How would you organize, store, and disseminate data on 35,000 trans-Atlantic ship crossings that carried over 10 million Africans into slavery between the sixteenth and nineteenth centuries?
The project team of the Trans-Atlantic Slave Trade Database has done just that. Data has been contributed by a few dozen people, and the project team consists of two principal investigators and an entire development team. Five universities are involved internationally, as well as the National Endowment for the Humanities. The end result is a database that allows users to search by (ship) voyage, another database that allows users to estimate the number of people transported, and a third that allows users to explore a database of African names using “name, age, gender, origin, and place of embarkation”.
Users may examine a timeline of the number of captives embarked and disembarked per year, as well as nine maps from the Atlas of the Transatlantic Slave Trade (New Haven, 2010), that show the routes, number of enslaved persons transported, ports, currents, and direction of the voyages.

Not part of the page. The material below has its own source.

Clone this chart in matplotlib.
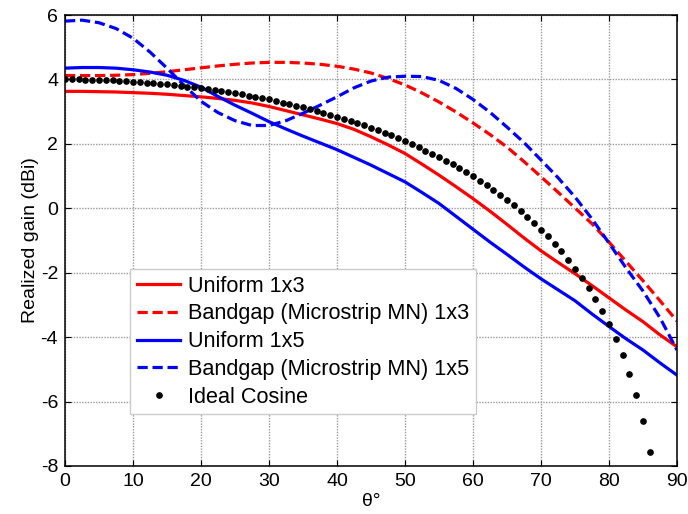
import matplotlib
matplotlib.use("Agg")
import matplotlib.pyplot as plt

plt.rcParams['font.family'] = ['Liberation Sans', 'DejaVu Sans']
plt.rcParams['axes.unicode_minus'] = False

# Sampled angles (deg) for the simulated patterns
theta = [0, 2.5, 5, 7.5, 10, 12.5, 15, 17.5, 20, 22.5, 25, 27.5, 30, 32.5,
         35, 37.5, 40, 42.5, 45, 47.5, 50, 52.5, 55, 57.5, 60, 62.5, 65,
         67.5, 70, 72.5, 75, 77.5, 80, 82.5, 85, 87.5, 90]

uniform_1x3 = [3.63, 3.63, 3.62, 3.61, 3.59, 3.57, 3.54, 3.50, 3.46, 3.41,
               3.35, 3.27, 3.16, 3.03, 2.90, 2.77, 2.63, 2.45, 2.22, 1.97,
               1.70, 1.37, 1.03, 0.67, 0.30, -0.09, -0.50, -0.92, -1.32,
               -1.68, -2.03, -2.40, -2.78, -3.16, -3.52, -3.93, -4.30]

bandgap_1x3 = [4.12, 4.12, 4.12, 4.13, 4.15, 4.19, 4.24, 4.30, 4.36, 4.42,
               4.47, 4.51, 4.53, 4.53, 4.51, 4.47, 4.41, 4.32, 4.20, 4.03,
               3.83, 3.58, 3.30, 2.99, 2.65, 2.29, 1.90, 1.45, 0.98, 0.50,
               0.01, -0.48, -1.05, -1.65, -2.25, -2.87, -3.50]

uniform_1x5 = [4.35, 4.37, 4.37, 4.35, 4.30, 4.23, 4.13, 3.97, 3.76, 3.47,
               3.20, 2.95, 2.69, 2.46, 2.24, 2.03, 1.82, 1.58, 1.34, 1.08,
               0.82, 0.49, 0.15, -0.25, -0.65, -1.05, -1.43, -1.82, -2.19,
               -2.53, -2.87, -3.28, -3.67, -4.05, -4.40, -4.80, -5.18]

bandgap_1x5 = [5.81, 5.84, 5.76, 5.58, 5.28, 4.85, 4.35, 3.82, 3.32, 2.97,
               2.72, 2.57, 2.57, 2.72, 2.95, 3.20, 3.46, 3.74, 3.95, 4.07,
               4.10, 4.09, 3.97, 3.72, 3.38, 2.98, 2.52, 2.04, 1.50, 0.95,
               0.35, -0.33, -1.08, -1.85, -2.57, -3.40, -4.40]

# Ideal cosine reference, one point per degree
theta_cos = list(range(0, 87))
ideal_cosine = [4.00, 4.00, 4.00, 3.99, 3.99, 3.98, 3.98, 3.97, 3.96, 3.95,
                3.93, 3.92, 3.90, 3.89, 3.87, 3.85, 3.83, 3.81, 3.78, 3.76,
                3.73, 3.70, 3.67, 3.64, 3.61, 3.57, 3.54, 3.50, 3.46, 3.42,
                3.38, 3.33, 3.28, 3.24, 3.19, 3.13, 3.08, 3.02, 2.97, 2.90,
                2.84, 2.78, 2.71, 2.64, 2.57, 2.49, 2.42, 2.34, 2.26, 2.17,
                2.08, 1.99, 1.89, 1.79, 1.69, 1.59, 1.48, 1.36, 1.24, 1.12,
                0.99, 0.86, 0.72, 0.57, 0.42, 0.26, 0.09, -0.08, -0.26, -0.46,
                -0.66, -0.87, -1.10, -1.34, -1.60, -1.87, -2.16, -2.48, -2.82,
                -3.19, -3.60, -4.06, -4.56, -5.14, -5.81, -6.60, -7.56]

labels = ["Uniform 1x3", "Bandgap (Microstrip MN) 1x3", "Uniform 1x5",
          "Bandgap (Microstrip MN) 1x5", "Ideal Cosine"]
xticks = list(range(0, 91, 10))
yticks = list(range(-8, 7, 2))

fig = plt.figure(figsize=(6.88, 5.14), dpi=100)
ax = fig.add_axes([0.0945, 0.0934, 0.8895, 0.8774])

lw = 2.3
dash = (3.2, 1.5)
ax.plot(theta, uniform_1x3, color='#ff0000', lw=lw, label=labels[0])
ax.plot(theta, bandgap_1x3, color='#ff0000', lw=lw, dashes=dash, label=labels[1])
ax.plot(theta, uniform_1x5, color='#0000ff', lw=lw, label=labels[2])
ax.plot(theta, bandgap_1x5, color='#0000ff', lw=lw, dashes=dash, label=labels[3])
ax.plot(theta_cos, ideal_cosine, linestyle='none', marker='o', ms=3.8,
        color='black', label=labels[4])

ax.set_xlim(0, 90)
ax.set_ylim(-8, 6)
ax.set_xticks(xticks)
ax.set_yticks(yticks)
ax.tick_params(direction='in', top=True, right=True, length=4, width=0.8,
               labelsize=14, pad=5)
ax.grid(True, color='#9a9a9a', linestyle=(0, (1, 1)), linewidth=1.0)
for sp in ax.spines.values():
    sp.set_linewidth(1.1)
    sp.set_color('black')

ax.set_xlabel("θ°", fontsize=14, labelpad=2)
ax.set_ylabel("Realized gain (dBi)", fontsize=14, labelpad=1)

leg = ax.legend(loc='lower left', bbox_to_anchor=(0.107, 0.115), fontsize=15.6,
                numpoints=1, handlelength=2.0, handletextpad=0.35,
                labelspacing=0.31, borderpad=0.3, borderaxespad=0,
                fancybox=False, framealpha=1, edgecolor='#cccccc')
leg.get_frame().set_linewidth(1.0)

fig.savefig("out.png", dpi=100)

Figure 1: Screenshot via the Trans-Atlantic Slave Trade Database Introductory Maps page.
The countries and regions covered in the database include Africa, Europe, Brazil (i.e., “South America”), the Caribbean, and North America. The project team has digitized manuscripts and images of people and places and put those documents online for users to read and view. Other resources available online include lesson plans for grades 6-12, and links to related resources on the Web.
This is a great resource for genealogists, historians, teachers, and anyone who is interested in learning more about the forced migration of Africans to the New World.